What you will do:
Copy nothing but the stretch that opens with the line containing "Rebuild this diagram" and closes with the line containing "[line width=1.7pt, black]". Keep pictures out.

## begin Listed records

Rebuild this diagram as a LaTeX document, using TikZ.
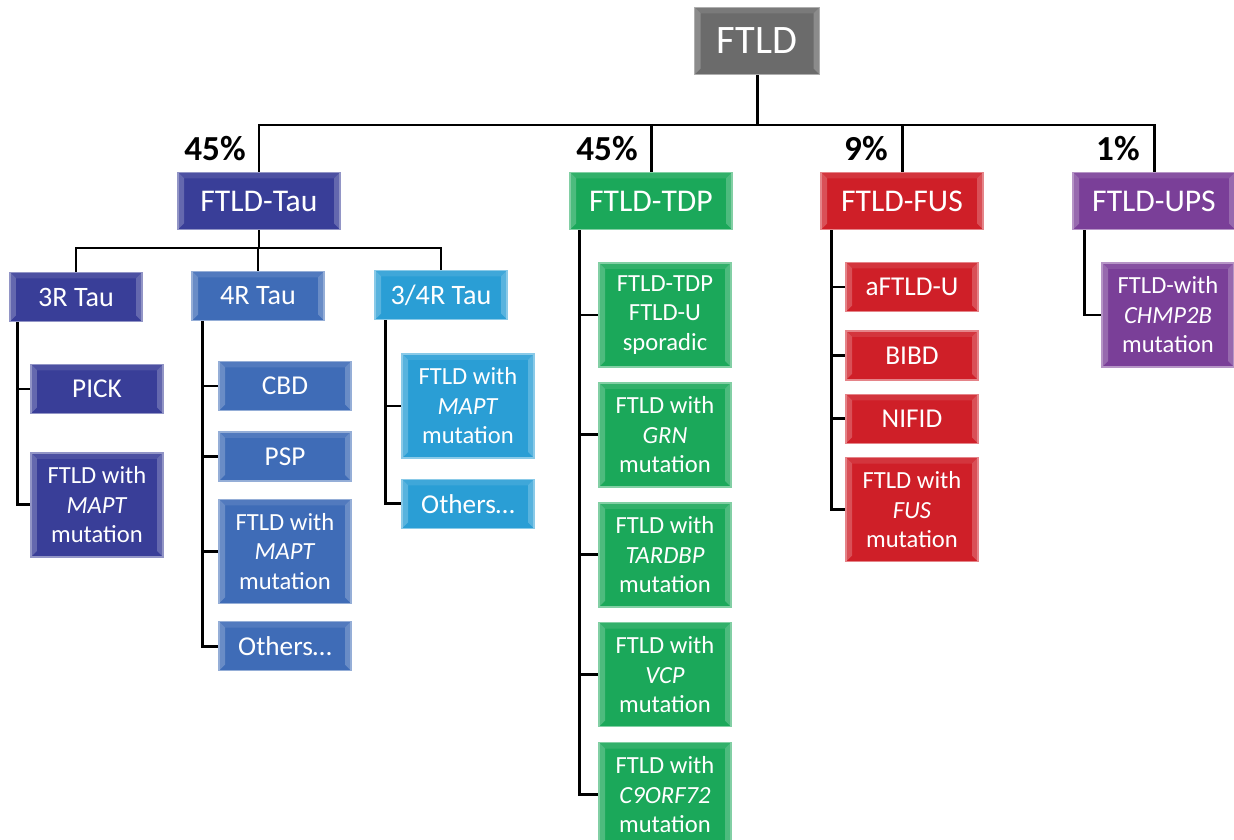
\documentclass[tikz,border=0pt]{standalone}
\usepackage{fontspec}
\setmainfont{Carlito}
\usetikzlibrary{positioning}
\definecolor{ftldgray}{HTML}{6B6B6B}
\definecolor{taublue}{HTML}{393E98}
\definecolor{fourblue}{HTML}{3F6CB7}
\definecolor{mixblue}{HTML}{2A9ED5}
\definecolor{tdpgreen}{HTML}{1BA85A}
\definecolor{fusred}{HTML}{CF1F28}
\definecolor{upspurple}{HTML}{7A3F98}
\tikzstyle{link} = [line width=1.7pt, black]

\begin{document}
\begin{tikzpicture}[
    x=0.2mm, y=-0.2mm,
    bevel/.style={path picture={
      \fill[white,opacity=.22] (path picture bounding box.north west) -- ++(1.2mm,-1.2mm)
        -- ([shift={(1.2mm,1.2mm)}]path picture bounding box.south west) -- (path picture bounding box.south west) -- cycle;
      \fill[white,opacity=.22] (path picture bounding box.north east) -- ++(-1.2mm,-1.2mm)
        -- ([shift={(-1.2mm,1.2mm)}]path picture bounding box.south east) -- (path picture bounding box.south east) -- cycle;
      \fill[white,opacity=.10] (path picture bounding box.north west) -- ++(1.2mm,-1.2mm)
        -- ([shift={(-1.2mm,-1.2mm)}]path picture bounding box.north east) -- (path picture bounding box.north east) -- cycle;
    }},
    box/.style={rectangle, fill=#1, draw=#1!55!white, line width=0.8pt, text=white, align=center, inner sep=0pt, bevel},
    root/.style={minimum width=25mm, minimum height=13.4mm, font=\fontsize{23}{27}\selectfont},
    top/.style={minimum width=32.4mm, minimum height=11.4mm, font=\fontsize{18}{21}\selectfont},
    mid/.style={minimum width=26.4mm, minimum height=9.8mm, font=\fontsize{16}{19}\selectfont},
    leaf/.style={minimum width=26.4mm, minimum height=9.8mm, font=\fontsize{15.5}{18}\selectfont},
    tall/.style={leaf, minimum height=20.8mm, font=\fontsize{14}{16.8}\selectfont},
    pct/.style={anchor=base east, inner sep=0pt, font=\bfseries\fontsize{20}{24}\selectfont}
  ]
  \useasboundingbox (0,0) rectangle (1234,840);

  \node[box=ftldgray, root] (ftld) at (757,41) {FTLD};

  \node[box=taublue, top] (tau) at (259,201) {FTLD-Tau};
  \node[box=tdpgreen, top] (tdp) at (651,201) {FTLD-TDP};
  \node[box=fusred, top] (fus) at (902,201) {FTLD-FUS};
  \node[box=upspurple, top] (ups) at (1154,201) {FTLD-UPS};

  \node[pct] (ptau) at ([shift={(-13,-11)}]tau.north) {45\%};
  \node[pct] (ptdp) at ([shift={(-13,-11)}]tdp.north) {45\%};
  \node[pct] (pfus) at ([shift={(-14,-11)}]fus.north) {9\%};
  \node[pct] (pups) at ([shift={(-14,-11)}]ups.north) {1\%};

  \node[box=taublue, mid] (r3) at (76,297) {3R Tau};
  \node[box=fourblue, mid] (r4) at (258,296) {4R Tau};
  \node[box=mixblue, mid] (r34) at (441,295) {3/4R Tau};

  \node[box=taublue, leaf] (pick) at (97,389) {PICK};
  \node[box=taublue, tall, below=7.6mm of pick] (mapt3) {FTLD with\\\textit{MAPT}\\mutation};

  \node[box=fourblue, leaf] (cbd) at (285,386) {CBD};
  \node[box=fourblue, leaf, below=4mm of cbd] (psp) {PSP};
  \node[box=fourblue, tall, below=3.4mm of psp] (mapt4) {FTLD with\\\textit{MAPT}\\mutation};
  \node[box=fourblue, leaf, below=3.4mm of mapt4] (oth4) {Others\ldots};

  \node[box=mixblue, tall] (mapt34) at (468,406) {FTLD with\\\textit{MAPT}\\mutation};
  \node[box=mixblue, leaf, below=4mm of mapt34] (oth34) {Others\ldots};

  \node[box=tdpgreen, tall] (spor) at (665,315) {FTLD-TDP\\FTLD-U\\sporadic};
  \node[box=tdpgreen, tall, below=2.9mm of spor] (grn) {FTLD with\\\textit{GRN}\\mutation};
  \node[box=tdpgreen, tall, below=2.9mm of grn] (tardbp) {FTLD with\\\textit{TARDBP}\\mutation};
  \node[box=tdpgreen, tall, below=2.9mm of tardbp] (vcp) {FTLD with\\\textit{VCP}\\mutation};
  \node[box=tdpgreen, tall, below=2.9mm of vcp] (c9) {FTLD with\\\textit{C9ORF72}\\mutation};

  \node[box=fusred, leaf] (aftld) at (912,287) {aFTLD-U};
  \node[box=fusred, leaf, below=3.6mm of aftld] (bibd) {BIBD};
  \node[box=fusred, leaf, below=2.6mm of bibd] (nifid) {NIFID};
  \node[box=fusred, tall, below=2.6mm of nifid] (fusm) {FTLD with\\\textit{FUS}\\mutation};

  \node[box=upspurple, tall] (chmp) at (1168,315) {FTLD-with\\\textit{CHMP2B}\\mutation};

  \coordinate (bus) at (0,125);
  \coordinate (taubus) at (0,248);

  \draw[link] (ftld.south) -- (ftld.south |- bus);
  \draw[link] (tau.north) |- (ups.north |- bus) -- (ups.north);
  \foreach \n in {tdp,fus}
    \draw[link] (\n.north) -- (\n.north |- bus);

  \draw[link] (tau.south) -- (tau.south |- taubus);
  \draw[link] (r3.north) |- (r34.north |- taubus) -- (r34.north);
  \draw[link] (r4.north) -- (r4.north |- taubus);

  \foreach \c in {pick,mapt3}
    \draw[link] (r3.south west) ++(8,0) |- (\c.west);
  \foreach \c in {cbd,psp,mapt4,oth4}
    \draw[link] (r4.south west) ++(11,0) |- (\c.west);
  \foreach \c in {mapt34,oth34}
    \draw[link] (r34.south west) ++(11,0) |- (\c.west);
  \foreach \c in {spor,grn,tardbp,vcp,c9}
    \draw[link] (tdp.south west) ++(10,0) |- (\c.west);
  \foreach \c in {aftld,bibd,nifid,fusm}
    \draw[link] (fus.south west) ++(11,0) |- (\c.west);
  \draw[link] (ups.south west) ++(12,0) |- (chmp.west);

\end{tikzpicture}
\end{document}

## end Listed records
## begin Listed records

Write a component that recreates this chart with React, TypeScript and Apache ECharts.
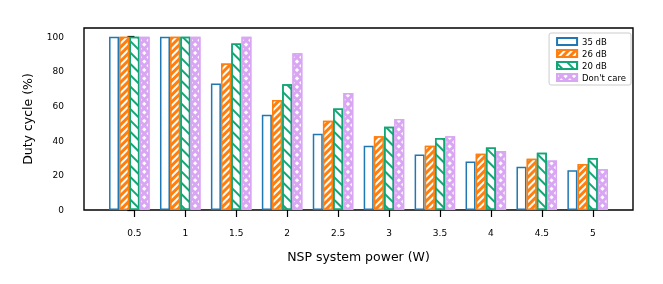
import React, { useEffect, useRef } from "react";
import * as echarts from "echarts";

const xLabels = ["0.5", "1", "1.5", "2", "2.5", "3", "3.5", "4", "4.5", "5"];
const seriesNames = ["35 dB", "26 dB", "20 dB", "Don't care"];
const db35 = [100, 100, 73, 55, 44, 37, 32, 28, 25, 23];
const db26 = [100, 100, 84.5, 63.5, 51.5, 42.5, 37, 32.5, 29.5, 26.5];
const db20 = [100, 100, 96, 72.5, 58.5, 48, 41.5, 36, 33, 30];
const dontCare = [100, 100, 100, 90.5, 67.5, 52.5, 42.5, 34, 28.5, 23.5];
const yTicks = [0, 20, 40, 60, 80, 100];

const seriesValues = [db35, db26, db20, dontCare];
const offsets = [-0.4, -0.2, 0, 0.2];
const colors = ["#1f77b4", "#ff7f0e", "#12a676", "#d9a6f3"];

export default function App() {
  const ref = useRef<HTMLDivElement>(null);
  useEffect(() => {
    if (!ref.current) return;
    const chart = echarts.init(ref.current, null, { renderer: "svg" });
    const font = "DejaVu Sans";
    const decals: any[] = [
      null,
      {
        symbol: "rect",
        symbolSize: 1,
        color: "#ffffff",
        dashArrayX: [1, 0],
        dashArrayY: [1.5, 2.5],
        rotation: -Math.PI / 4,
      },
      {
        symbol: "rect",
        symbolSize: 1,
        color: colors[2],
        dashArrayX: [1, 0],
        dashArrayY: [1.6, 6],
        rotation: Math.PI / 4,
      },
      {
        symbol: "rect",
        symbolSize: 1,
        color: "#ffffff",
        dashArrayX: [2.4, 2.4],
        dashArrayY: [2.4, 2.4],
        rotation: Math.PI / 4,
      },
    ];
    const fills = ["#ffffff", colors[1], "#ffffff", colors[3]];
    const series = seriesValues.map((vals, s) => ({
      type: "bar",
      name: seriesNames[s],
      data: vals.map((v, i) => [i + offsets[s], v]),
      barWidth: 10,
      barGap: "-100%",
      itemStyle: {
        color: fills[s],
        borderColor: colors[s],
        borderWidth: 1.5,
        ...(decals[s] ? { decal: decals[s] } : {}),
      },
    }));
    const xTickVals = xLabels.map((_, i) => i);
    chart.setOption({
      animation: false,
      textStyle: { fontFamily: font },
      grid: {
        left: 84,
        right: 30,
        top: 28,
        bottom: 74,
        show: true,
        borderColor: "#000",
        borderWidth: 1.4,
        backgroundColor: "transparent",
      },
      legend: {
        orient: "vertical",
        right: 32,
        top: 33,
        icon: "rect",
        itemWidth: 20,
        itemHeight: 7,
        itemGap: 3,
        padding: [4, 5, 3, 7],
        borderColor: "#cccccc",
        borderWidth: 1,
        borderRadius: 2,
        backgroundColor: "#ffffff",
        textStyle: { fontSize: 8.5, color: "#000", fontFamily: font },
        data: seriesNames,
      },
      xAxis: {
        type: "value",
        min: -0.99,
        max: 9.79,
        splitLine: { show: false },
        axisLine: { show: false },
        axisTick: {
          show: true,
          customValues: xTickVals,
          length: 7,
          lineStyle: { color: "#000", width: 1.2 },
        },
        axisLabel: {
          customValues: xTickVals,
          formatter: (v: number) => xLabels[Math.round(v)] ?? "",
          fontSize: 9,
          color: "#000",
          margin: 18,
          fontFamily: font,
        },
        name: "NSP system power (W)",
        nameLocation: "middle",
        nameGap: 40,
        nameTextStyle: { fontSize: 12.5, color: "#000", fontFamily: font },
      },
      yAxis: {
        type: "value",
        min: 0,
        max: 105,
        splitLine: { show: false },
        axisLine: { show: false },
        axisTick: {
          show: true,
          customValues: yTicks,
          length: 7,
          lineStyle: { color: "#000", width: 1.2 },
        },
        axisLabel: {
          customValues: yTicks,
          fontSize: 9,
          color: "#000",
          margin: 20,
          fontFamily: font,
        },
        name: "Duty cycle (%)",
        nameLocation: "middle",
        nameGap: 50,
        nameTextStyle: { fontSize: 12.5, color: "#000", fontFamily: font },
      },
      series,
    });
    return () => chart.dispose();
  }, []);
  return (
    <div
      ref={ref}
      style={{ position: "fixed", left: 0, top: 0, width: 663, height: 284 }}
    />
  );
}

## end Listed records
## begin Listed records

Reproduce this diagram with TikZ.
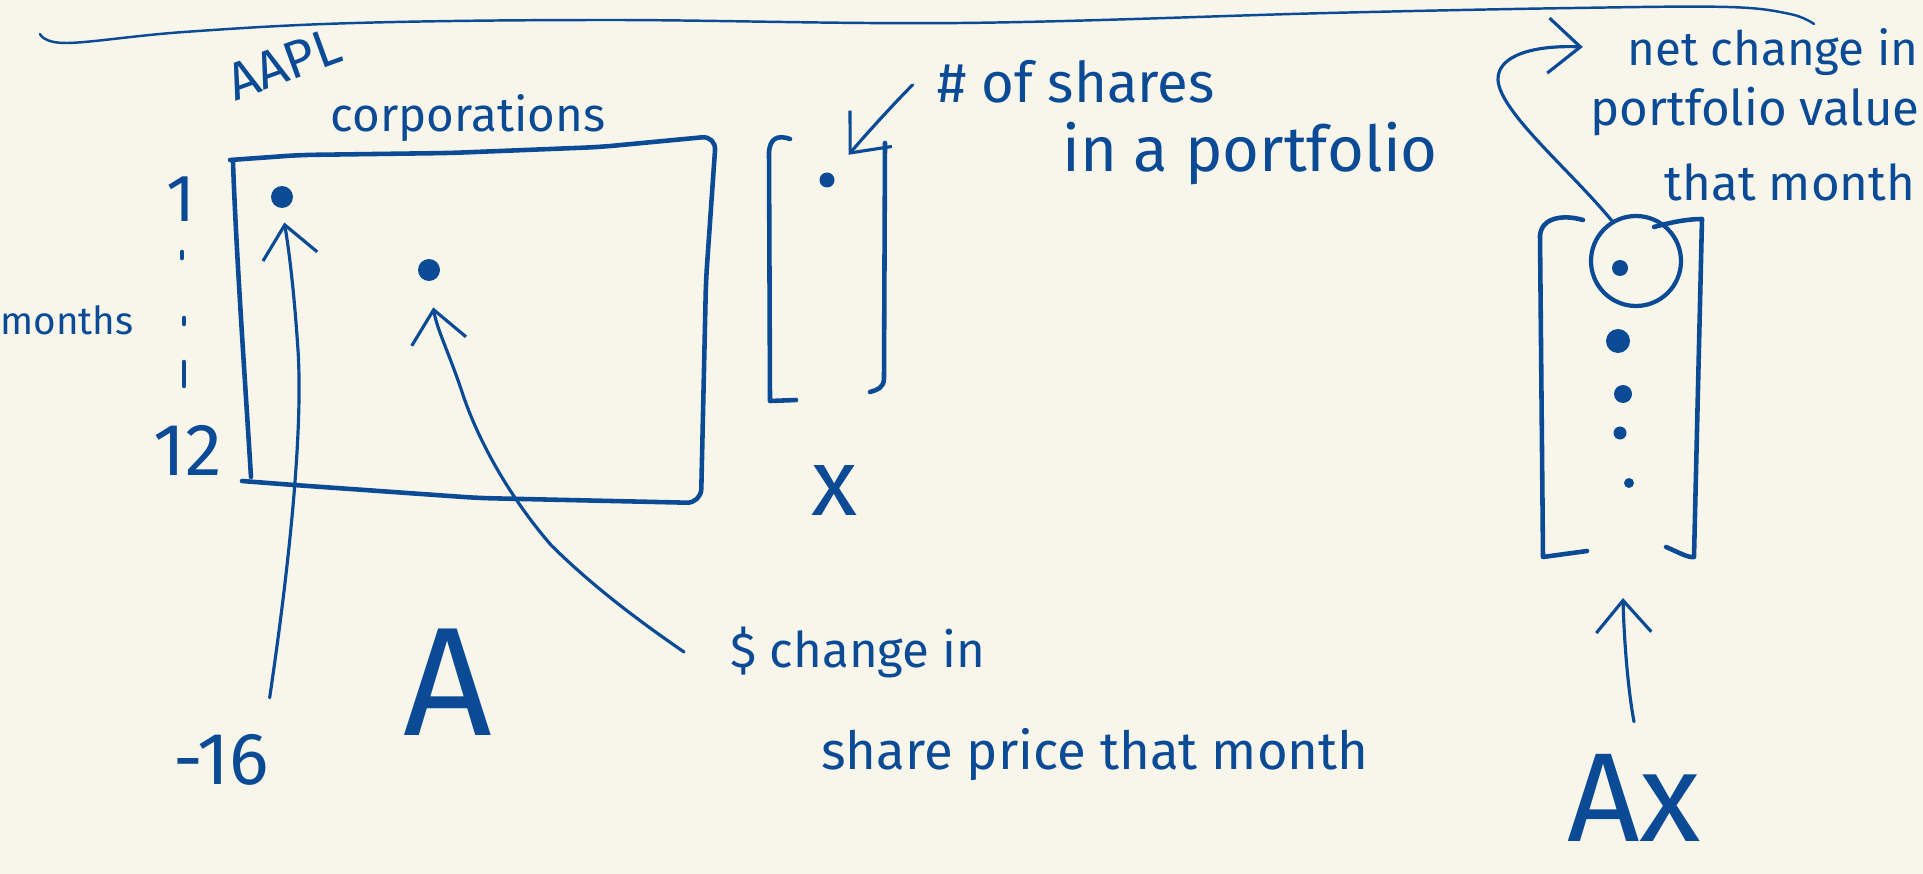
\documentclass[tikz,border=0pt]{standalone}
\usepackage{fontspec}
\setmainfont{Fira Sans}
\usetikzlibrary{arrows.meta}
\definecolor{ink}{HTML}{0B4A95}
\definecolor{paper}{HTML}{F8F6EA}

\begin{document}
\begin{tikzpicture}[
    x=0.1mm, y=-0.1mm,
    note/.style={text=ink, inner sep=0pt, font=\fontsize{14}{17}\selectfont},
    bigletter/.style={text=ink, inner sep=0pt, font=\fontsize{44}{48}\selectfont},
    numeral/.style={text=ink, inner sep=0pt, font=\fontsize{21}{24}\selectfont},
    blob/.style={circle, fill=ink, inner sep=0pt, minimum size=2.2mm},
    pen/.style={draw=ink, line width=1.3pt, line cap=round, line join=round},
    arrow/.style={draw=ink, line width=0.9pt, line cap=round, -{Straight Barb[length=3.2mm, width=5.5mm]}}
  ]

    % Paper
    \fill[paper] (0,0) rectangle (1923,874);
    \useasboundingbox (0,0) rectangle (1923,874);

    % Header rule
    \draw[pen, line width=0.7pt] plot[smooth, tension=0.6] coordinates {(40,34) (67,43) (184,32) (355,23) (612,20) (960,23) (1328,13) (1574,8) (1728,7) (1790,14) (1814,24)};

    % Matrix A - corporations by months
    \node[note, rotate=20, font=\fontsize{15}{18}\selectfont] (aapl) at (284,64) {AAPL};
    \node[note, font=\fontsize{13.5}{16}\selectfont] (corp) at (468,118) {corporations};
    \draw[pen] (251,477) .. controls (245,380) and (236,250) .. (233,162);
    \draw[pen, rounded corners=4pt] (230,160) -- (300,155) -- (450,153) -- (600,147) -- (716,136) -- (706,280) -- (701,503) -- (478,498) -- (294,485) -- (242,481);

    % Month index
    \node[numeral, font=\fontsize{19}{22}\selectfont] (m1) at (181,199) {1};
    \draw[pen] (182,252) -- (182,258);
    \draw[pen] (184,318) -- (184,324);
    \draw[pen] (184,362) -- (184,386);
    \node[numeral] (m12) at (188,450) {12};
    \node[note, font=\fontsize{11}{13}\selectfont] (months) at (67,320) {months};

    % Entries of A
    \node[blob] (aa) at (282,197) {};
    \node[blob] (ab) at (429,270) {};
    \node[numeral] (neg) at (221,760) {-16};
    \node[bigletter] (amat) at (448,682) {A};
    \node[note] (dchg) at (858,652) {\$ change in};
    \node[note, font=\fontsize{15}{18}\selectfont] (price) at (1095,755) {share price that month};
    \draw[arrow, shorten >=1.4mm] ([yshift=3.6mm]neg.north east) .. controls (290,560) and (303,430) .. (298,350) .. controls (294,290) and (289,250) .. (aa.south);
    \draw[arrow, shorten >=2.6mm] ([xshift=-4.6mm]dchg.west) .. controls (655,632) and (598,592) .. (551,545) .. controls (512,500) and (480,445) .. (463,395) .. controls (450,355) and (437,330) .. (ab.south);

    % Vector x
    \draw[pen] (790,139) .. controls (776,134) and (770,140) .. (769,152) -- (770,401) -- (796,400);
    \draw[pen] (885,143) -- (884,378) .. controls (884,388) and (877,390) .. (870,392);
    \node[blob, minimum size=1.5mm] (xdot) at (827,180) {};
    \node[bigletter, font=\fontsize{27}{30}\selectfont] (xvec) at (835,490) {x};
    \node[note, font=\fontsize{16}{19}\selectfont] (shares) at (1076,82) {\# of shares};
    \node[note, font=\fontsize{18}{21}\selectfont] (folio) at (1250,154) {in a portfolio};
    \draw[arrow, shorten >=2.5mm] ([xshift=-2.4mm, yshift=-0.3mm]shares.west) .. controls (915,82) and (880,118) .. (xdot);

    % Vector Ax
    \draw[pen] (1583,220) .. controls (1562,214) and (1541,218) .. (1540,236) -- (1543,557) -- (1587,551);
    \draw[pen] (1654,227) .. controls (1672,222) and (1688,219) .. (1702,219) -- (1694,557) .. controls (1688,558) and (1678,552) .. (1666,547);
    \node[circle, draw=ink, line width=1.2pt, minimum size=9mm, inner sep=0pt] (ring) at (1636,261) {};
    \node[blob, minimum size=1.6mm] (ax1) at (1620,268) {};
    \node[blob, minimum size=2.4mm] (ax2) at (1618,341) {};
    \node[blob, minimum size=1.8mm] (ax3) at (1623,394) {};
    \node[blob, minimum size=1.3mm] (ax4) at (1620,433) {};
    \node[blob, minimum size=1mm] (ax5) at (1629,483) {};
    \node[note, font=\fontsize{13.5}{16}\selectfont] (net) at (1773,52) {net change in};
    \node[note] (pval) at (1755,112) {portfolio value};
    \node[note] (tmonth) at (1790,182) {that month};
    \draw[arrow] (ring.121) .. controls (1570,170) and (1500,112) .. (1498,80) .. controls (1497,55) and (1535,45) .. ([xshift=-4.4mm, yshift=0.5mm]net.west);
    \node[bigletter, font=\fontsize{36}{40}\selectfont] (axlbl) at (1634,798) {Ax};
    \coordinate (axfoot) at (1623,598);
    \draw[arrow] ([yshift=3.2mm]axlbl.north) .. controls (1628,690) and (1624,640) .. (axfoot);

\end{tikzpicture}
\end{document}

## end Listed records

Final answer:
Rebuild this diagram as a LaTeX document, using TikZ.
\documentclass[tikz,border=0pt]{standalone}
\usepackage{fontspec}
\setmainfont{Carlito}
\usetikzlibrary{positioning}
\definecolor{ftldgray}{HTML}{6B6B6B}
\definecolor{taublue}{HTML}{393E98}
\definecolor{fourblue}{HTML}{3F6CB7}
\definecolor{mixblue}{HTML}{2A9ED5}
\definecolor{tdpgreen}{HTML}{1BA85A}
\definecolor{fusred}{HTML}{CF1F28}
\definecolor{upspurple}{HTML}{7A3F98}
\tikzstyle{link} = [line width=1.7pt, black]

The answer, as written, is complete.